Hypocritical poseurs who in their frenetic politicking try very hard to be what they are not, the African leaders come to power on pro-democracy tickets. But once in office they revert to type. A chameleon can only change its colours and not its habits.
A case in point is Kibaki. All that talk about re-energising democracy in Kenya, when he was contesting former president Daniel T arap Moi, was cheap. Much like the word love coming from the mouth of a whore in a spit-and-sawdust pub in Nairobi.
And when the moment of truth came, he dug his heels in. He would have to be carried out feet first. That is the nature of a typical African leader, unaffected by conscience or consequence.
They cannot accept electoral defeat with quiet dignity; shake hands with the victors before retiring to their preposterously grandiose homes financed with the taxpayer’s money. Nelson Mandela who has since retreated to the peace of retirement was a blue rose.
Eternally blustering about the dignity of patriotism, sovereignty and other such high-sounding principles yet stooping to the dregs of infamy, reducing their once prosperous nations to economic basket cases, the macabre African story of the leaders for whom terror is the most potent and trusted method of maintaining power gets even weirder.

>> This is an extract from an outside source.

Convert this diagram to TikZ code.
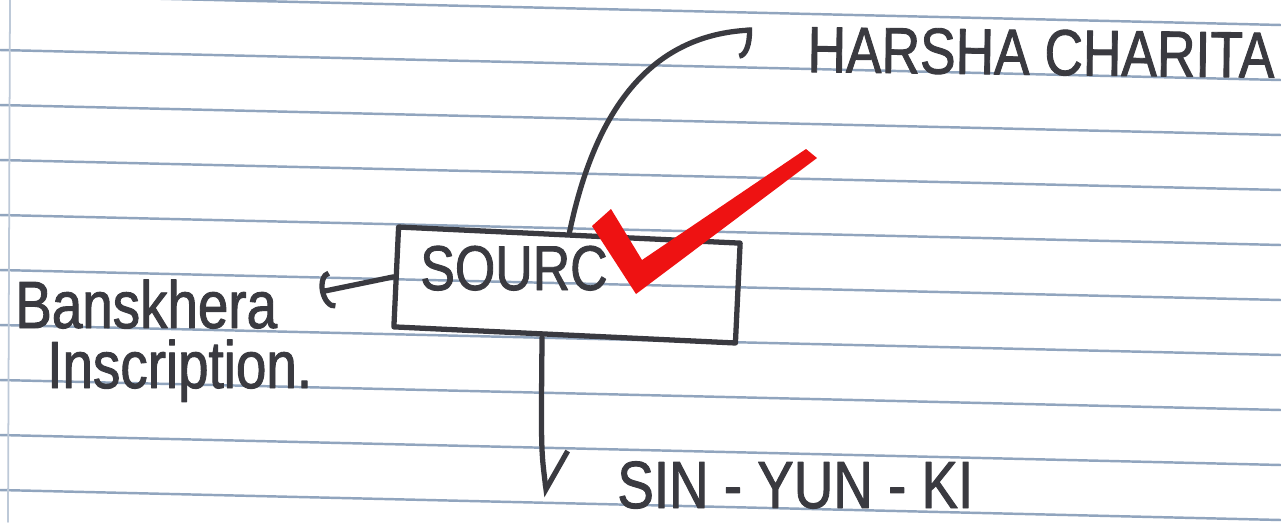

To justify their tenacious hold on power the leaders speak of the strangest thing with the most perverse irony. They bizarrely claim that “people” who bear the brunt of lack of freedoms and rights, collapsing economies due to ruinous policies, waste, fraud and systematic corruption “want me to stay on”!
We have heard a cacophony of this profoundly disturbing chorus from a raft of African leaders as they try to unashamedly scrap presidential term limits. Niger’s tin pot dictator, Mamadou Tandja is the latest to add his voice to this highfalutin nonsense.
Suffice it to say no piece of political rhetoric was more meaningless and empty.
How do people who don’t have two nickels to rub together clamour for the architect of their severe impoverishment and misery to remain in power?
Could there be worse political sadomasochism?
– Sunsleey Chamunorwa is the Group Editor-in-Chief of Modus Publications.